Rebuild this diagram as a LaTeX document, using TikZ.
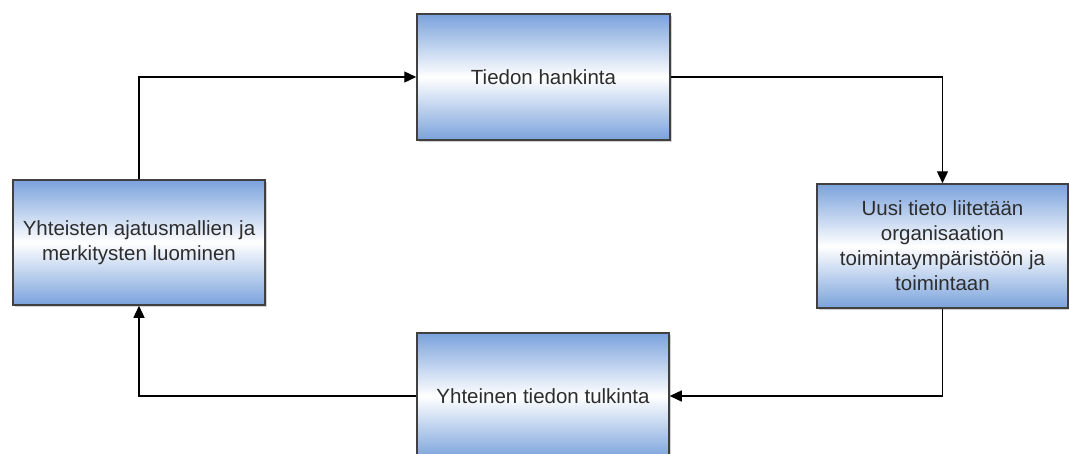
\documentclass[tikz,border=0pt]{standalone}
\usepackage{fontspec}
\setmainfont{Liberation Sans}
\usetikzlibrary{arrows.meta,shadows}
\definecolor{boxblue}{RGB}{122,162,220}
\definecolor{boxedge}{RGB}{64,64,64}
\definecolor{txtgray}{RGB}{45,45,45}
\tikzset{
  procbox/.style={draw=boxedge, line width=1.5pt, rectangle,
    top color=boxblue, bottom color=boxblue, middle color=white,
    drop shadow={shadow xshift=1.5pt, shadow yshift=-1.5pt, opacity=0.35},
    text=txtgray, align=center, inner sep=0pt,
    font=\fontsize{20.5pt}{25pt}\selectfont},
  conn/.style={draw=black, line width=1.4pt, -{Triangle[length=12pt,width=11pt]}}
}
\begin{document}
\begin{tikzpicture}[x=1pt,y=-1pt]
\clip (0,0) rectangle (1069,453);
\fill[white] (0,0) rectangle (1069,453);
\node[procbox, minimum width=253pt, minimum height=126pt] (top) at (543.5,77) {Tiedon hankinta};
\node[procbox, minimum width=251pt, minimum height=124pt] (right) at (942.5,246) {Uusi tieto liitetään\\organisaation\\toimintaympäristöön ja\\toimintaan};
\node[procbox, minimum width=252pt, minimum height=126pt] (bottom) at (543,396) {Yhteinen tiedon tulkinta};
\node[procbox, minimum width=252pt, minimum height=125pt] (left) at (139,242.5) {Yhteisten ajatusmallien ja\\merkitysten luominen};
\draw[conn] (left.north) |- (top.west);
\draw[conn] (top.east) -| (right.north);
\draw[conn] (right.south) |- (bottom.east);
\draw[conn] (bottom.west) -| (left.south);
\end{tikzpicture}
\end{document}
---+---
Aim → Reproduce the material above verbatim; omit every picture.

Output of the exercise →
Rebuild this diagram as a LaTeX document, using TikZ.
\documentclass[tikz,border=0pt]{standalone}
\usepackage{fontspec}
\setmainfont{Liberation Sans}
\usetikzlibrary{arrows.meta,shadows}
\definecolor{boxblue}{RGB}{122,162,220}
\definecolor{boxedge}{RGB}{64,64,64}
\definecolor{txtgray}{RGB}{45,45,45}
\tikzset{
  procbox/.style={draw=boxedge, line width=1.5pt, rectangle,
    top color=boxblue, bottom color=boxblue, middle color=white,
    drop shadow={shadow xshift=1.5pt, shadow yshift=-1.5pt, opacity=0.35},
    text=txtgray, align=center, inner sep=0pt,
    font=\fontsize{20.5pt}{25pt}\selectfont},
  conn/.style={draw=black, line width=1.4pt, -{Triangle[length=12pt,width=11pt]}}
}
\begin{document}
\begin{tikzpicture}[x=1pt,y=-1pt]
\clip (0,0) rectangle (1069,453);
\fill[white] (0,0) rectangle (1069,453);
\node[procbox, minimum width=253pt, minimum height=126pt] (top) at (543.5,77) {Tiedon hankinta};
\node[procbox, minimum width=251pt, minimum height=124pt] (right) at (942.5,246) {Uusi tieto liitetään\\organisaation\\toimintaympäristöön ja\\toimintaan};
\node[procbox, minimum width=252pt, minimum height=126pt] (bottom) at (543,396) {Yhteinen tiedon tulkinta};
\node[procbox, minimum width=252pt, minimum height=125pt] (left) at (139,242.5) {Yhteisten ajatusmallien ja\\merkitysten luominen};
\draw[conn] (left.north) |- (top.west);
\draw[conn] (top.east) -| (right.north);
\draw[conn] (right.south) |- (bottom.east);
\draw[conn] (bottom.west) -| (left.south);
\end{tikzpicture}
\end{document}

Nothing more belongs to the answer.